Making Improvements – Do I Need a Permit?

What to Know About Permitting Home ImprovementsThe opportunity to renovate one's own property is a huge draw when it comes to purchasing a home. Instead of being afraid to do little things like paint the walls or hang pictures, homeowners love being able to make dramatic changes at a moment's notice.

Whether home improvement projects are for cosmetic reasons or they improve the condition of the property, people should think twice before they begin knocking down walls and building decks. Many projects require permits, as the city regulates certain data on all homes. Want to know if you need a permit or not? Here are some common projects that homeowners undergo and what's required for each.

Ready, Set, Build!

Before beginning any type of home renovation project, it's always wise to be aware of the specifics of the project and find out if a permit is required first. Here are some of the more common types of work that homeowners tend to do themselves:

  • Cosmetic additions like carpet, wallpaper, paint, or new flooring typically do not need a permit before the project can begin.
  • Work to the outside of the home, like replacing the roof with a similar type of shingle or updating siding usually do not need permits.
  • Building fences and decks get into a bit of a gray area - depending on the height of either item, a permit may or may not be required. Be sure to check with your local permitting office for specifics.
  • Major remodels totalling over $5,000 or ones that create a dramatic change to the layout of the home will usually require authorization before moving forward.
  • A new water heater, adding electrical outlets, or attempting to make changes to the sewer line are all items that will likely require permits as well.

Why Is A Permit So Important?

Getting a permit for your home improvement project isn't just a way for the city to keep tabs on your home - it ensures that projects are being completed safely and correctly.
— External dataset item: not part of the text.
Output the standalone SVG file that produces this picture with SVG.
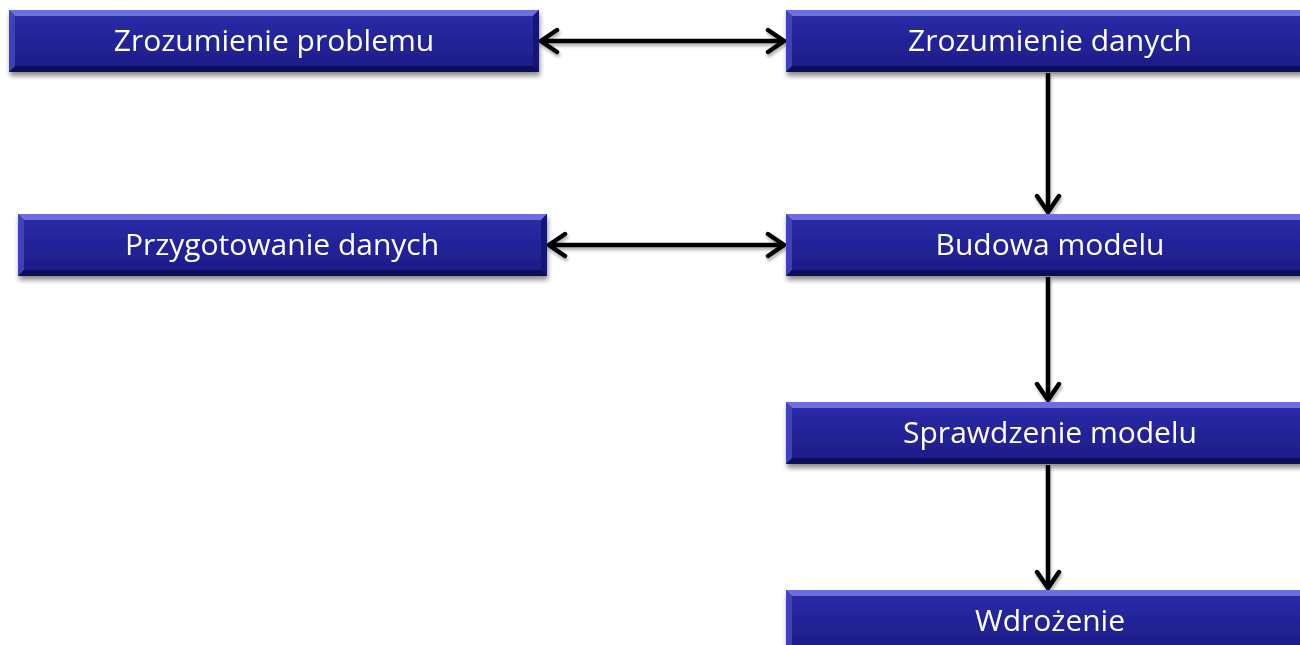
<svg xmlns="http://www.w3.org/2000/svg" width="1300" height="645" viewBox="0 0 1300 645">
<style>
.lbl{font-family:"Open Sans","Noto Sans","Liberation Sans",sans-serif;font-size:30px;font-weight:400;fill:#ffffff;text-anchor:middle}
.conn{stroke:#000;stroke-width:4.5;fill:none}
.bt{fill:#7a7ae6;opacity:0.85}
.bl{fill:#4848c0;opacity:0.8}
.bb{fill:#0e0e58;opacity:0.8}
.br{fill:#14146a;opacity:0.8}
</style>
<defs>
<linearGradient id="g" x1="0" y1="0" x2="0" y2="1">
<stop offset="0" stop-color="#2c2ca8"/>
<stop offset="0.5" stop-color="#232398"/>
<stop offset="1" stop-color="#1b1b86"/>
</linearGradient>
<filter id="sh" x="-5%" y="-20%" width="110%" height="160%">
<feGaussianBlur in="SourceAlpha" stdDeviation="2.5"/>
<feOffset dx="1" dy="4" result="b"/>
<feComponentTransfer><feFuncA type="linear" slope="0.45"/></feComponentTransfer>
<feMerge><feMergeNode/><feMergeNode in="SourceGraphic"/></feMerge>
</filter>
<marker id="ah" viewBox="0 0 24 28" refX="21" refY="14" markerWidth="24" markerHeight="28" markerUnits="userSpaceOnUse" orient="auto-start-reverse">
<path d="M5,3 L21,14 L5,25" fill="none" stroke="#000" stroke-width="4.5" stroke-linecap="round" stroke-linejoin="miter"/>
</marker>
<filter id="lsh" x="-10%" y="-50%" width="120%" height="200%">
<feGaussianBlur in="SourceAlpha" stdDeviation="1.5"/>
<feOffset dx="1" dy="3"/>
<feComponentTransfer><feFuncA type="linear" slope="0.3"/></feComponentTransfer>
<feMerge><feMergeNode/><feMergeNode in="SourceGraphic"/></feMerge>
</filter>
</defs>
<rect width="1300" height="645" fill="#fff"/>

<g id="connectors" filter="url(#lsh)">
<line class="conn" x1="541" y1="41" x2="784" y2="41" marker-start="url(#ah)" marker-end="url(#ah)"/>
<line class="conn" x1="549" y1="245" x2="784" y2="245" marker-start="url(#ah)" marker-end="url(#ah)"/>
<line class="conn" x1="1048" y1="73" x2="1048" y2="212" marker-end="url(#ah)"/>
<line class="conn" x1="1048" y1="277" x2="1048" y2="400" marker-end="url(#ah)"/>
<line class="conn" x1="1048" y1="465" x2="1048" y2="588" marker-end="url(#ah)"/>
</g>

<g id="n1" filter="url(#sh)">
<rect x="9" y="10" width="530" height="62" fill="url(#g)"/>
<polygon class="bt" points="9,10 539,10 533,16 15,16"/>
<polygon class="bl" points="9,10 15,16 15,66 9,72"/>
<polygon class="bb" points="9,72 15,66 533,66 539,72"/>
<polygon class="br" points="539,10 539,72 533,66 533,16"/>
<text class="lbl" x="274" y="51">Zrozumienie problemu</text>
</g>

<g id="n2" filter="url(#sh)">
<rect x="786" y="10" width="530" height="62" fill="url(#g)"/>
<polygon class="bt" points="786,10 1316,10 1310,16 792,16"/>
<polygon class="bl" points="786,10 792,16 792,66 786,72"/>
<polygon class="bb" points="786,72 792,66 1310,66 1316,72"/>
<text class="lbl" x="1050" y="51">Zrozumienie danych</text>
</g>

<g id="n3" filter="url(#sh)">
<rect x="18" y="214" width="529" height="62" fill="url(#g)"/>
<polygon class="bt" points="18,214 547,214 541,220 24,220"/>
<polygon class="bl" points="18,214 24,220 24,270 18,276"/>
<polygon class="bb" points="18,276 24,270 541,270 547,276"/>
<polygon class="br" points="547,214 547,276 541,270 541,220"/>
<text class="lbl" x="282" y="255">Przygotowanie danych</text>
</g>

<g id="n4" filter="url(#sh)">
<rect x="786" y="214" width="530" height="62" fill="url(#g)"/>
<polygon class="bt" points="786,214 1316,214 1310,220 792,220"/>
<polygon class="bl" points="786,214 792,220 792,270 786,276"/>
<polygon class="bb" points="786,276 792,270 1310,270 1316,276"/>
<text class="lbl" x="1050" y="255">Budowa modelu</text>
</g>

<g id="n5" filter="url(#sh)">
<rect x="786" y="402" width="530" height="62" fill="url(#g)"/>
<polygon class="bt" points="786,402 1316,402 1310,408 792,408"/>
<polygon class="bl" points="786,402 792,408 792,458 786,464"/>
<polygon class="bb" points="786,464 792,458 1310,458 1316,464"/>
<text class="lbl" x="1050" y="443">Sprawdzenie modelu</text>
</g>

<g id="n6" filter="url(#sh)">
<rect x="786" y="590" width="530" height="62" fill="url(#g)"/>
<polygon class="bt" points="786,590 1316,590 1310,596 792,596"/>
<polygon class="bl" points="786,590 792,596 792,646 786,652"/>
<text class="lbl" x="1050" y="631">Wdrożenie</text>
</g>
</svg>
Work that isn't permitted has a greater chance of being done by inexperienced homeowners who want to save some money by doing repairs themselves. This can create a huge safety hazard, especially when dealing with electrical or plumbing issues.

While avoiding a permit might be tempting for some, it can actually make it harder to sell a home in the long run. Home inspectors are very thorough when looking at a property, and if they notice work that has been completed poorly and is unsafe, it usually means the owner will have to spend more money fixing the issue or could have a hard time selling altogether.

If the local permit office finds out about home improvements that have not been permitted, the homeowner is subject to code violations and could run the risk of paying fines as well as having to redo the work they've just completed.

Repercussions for Not Having a Permit

Depending on local laws, fines for performing work without a permit can range from $100 to $1,000 per day. If the project is in progress, all work will need to stop until a permit is acquired. If it has already been completed, however, then the improvements may need to be torn down or redone to avoid even more penalties.

Additional fines may be piled on for any code violations found during the inspection. The first violation may only cost $100, but it just goes up from there. As new violations are found within the same year, the fines tend to double and triple. The code enforcement officer will usually provide a deadline for the fixes or even more fines could apply.

Although it can take a little while, getting the proper permits is often much easier than dealing with all these repercussions. As it prevents all those fines, the permits will also potentially save homeowners money that can be used for other improvement projects in the future.

Going About It The Right Way

Home improvement projects can be stressful enough on their own, but getting a permit from the local government office will actually make the job easier. Homeowners should know exactly what is within their rights to do or not do. Not only will the work be done correctly, but it will create a smooth path down the road when it comes time to sell the home.